Due to the totalitarian nature of the Islamic Republic, all universities in Iran are controlled by regime, with university heads being directly appointed by the SCCR without consultation with the individual colleges.

And, following the presidency of hardline Islamist cleric Ebrahim Raisi, who chairs the SCCR, there has been a further surge in IRGC-affiliates being appointed as university heads.

Against this backdrop, there should be no doubt that any British “dual use” military research shared with academic institutions in Iran — such as the one reported today — will end up in the hands of the IRGC.

To add insult to injury, such research and technology could even end up being used against the UK, with one of the strategy’s stated objectives being “hostility with enemies in the path of achieving the scientific defence goals of the Islamic Revolution”.

While the British universities caught-up in this latest revelation will attest to “robust” due diligence protocols, clearly existing sanctions are failing to deter sensitive “dual use” research collaborations with Iranian colleges — all of which are being utilised by the IRGC, as per the strategic document.

There is a quick fix to this: proscribing the IRGC as a terrorist organisation.

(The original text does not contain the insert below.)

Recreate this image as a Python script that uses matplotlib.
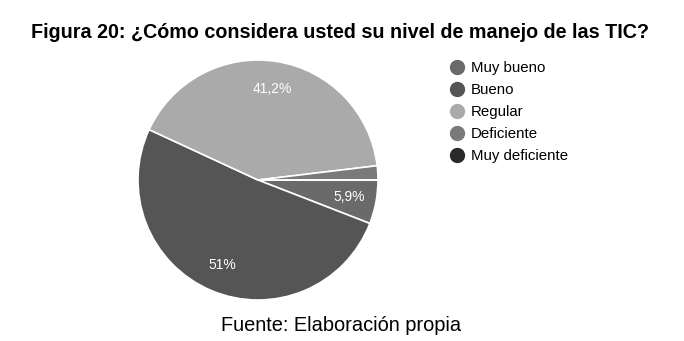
import matplotlib
matplotlib.use("Agg")
import matplotlib.pyplot as plt
from matplotlib.lines import Line2D

plt.rcParams['font.family'] = ['Liberation Sans', 'DejaVu Sans']

categories = ["Muy bueno", "Bueno", "Regular", "Deficiente", "Muy deficiente"]
values = [5.9, 51.0, 41.2, 1.9, 0.0]
labels = ["5,9%", "51%", "41,2%", "", ""]
colors = ["#6a6a6a", "#555555", "#aaaaaa", "#7a7a7a", "#2a2a2a"]

title = "Figura 20: ¿Cómo considera usted su nivel de manejo de las TIC?"
source = "Fuente: Elaboración propia"

fig = plt.figure(figsize=(6.84, 3.41), dpi=100)
W, H = 684, 341
cx, cy, r = 258, 180, 120
ax = fig.add_axes([(cx - r) / W, (H - cy - r) / H, 2 * r / W, 2 * r / H])

vals = [v if v > 0 else 1e-9 for v in values]
wedges, texts, autotexts = ax.pie(
    vals, colors=colors, startangle=0, counterclock=False,
    wedgeprops=dict(edgecolor="white", linewidth=1.2),
    autopct="%1.1f", pctdistance=0.77,
    textprops=dict(color="white", fontsize=10))
for t, lab in zip(autotexts, labels):
    t.set_text(lab)
ax.set_aspect("equal")
ax.set_xlim(-1, 1)
ax.set_ylim(-1, 1)

handles = [Line2D([0], [0], marker="o", linestyle="", markersize=10,
                  markerfacecolor=c, markeredgecolor=c) for c in colors]
fig.legend(handles, categories, loc="upper left",
           bbox_to_anchor=(449 / W, 1 - 61 / H), frameon=False,
           fontsize=10.8, handletextpad=0.35, labelspacing=0.53,
           handlelength=1.1, borderaxespad=0, borderpad=0)

fig.text(0.5 - 2 / W, 1 - 38 / H, title, ha="center", va="baseline",
         fontsize=14.2, fontweight="bold")
fig.text(341 / W, 1 - 331 / H, source, ha="center", va="baseline", fontsize=14.4)

fig.savefig("out.png", dpi=100)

Proscription would make it absolutely clear that any person or entity that collaborates with the IRGC either directly or via a third party — such as an academic institution — would be committing a terror offence.

This would significantly raise the cost for any UK university or academic to share sensitive military or “dual use” research and technology, making it no different to collaborating with proscribed UK groups such as ISIS, al-Qaeda and Hezbollah, a terror group founded by the IRGC itself.

The IRGC is not a conventional armed force and it operates no differently to these terrorist organisations: from its radicalisation programme that calls for the killing of Jews and the torture of Iranians who oppose the regime, to its modus operandi centred of terrorism, hostage-taking and hijackings.

Today’s revelation is yet another example of why existing sanctions on the IRGC are failing.

This follows a rise in IRGC terror plots, as well as the propagation of IRGC violent Islamist extremist propaganda across schools, mosques and community centres across the UK, another area that is not prohibited under existing sanctions on the Guard.

The government’s failure to proscribe the IRGC as a terrorist organisation puts the UK’s national security and its citizens at direct risk. But it’s not too late to reverse this.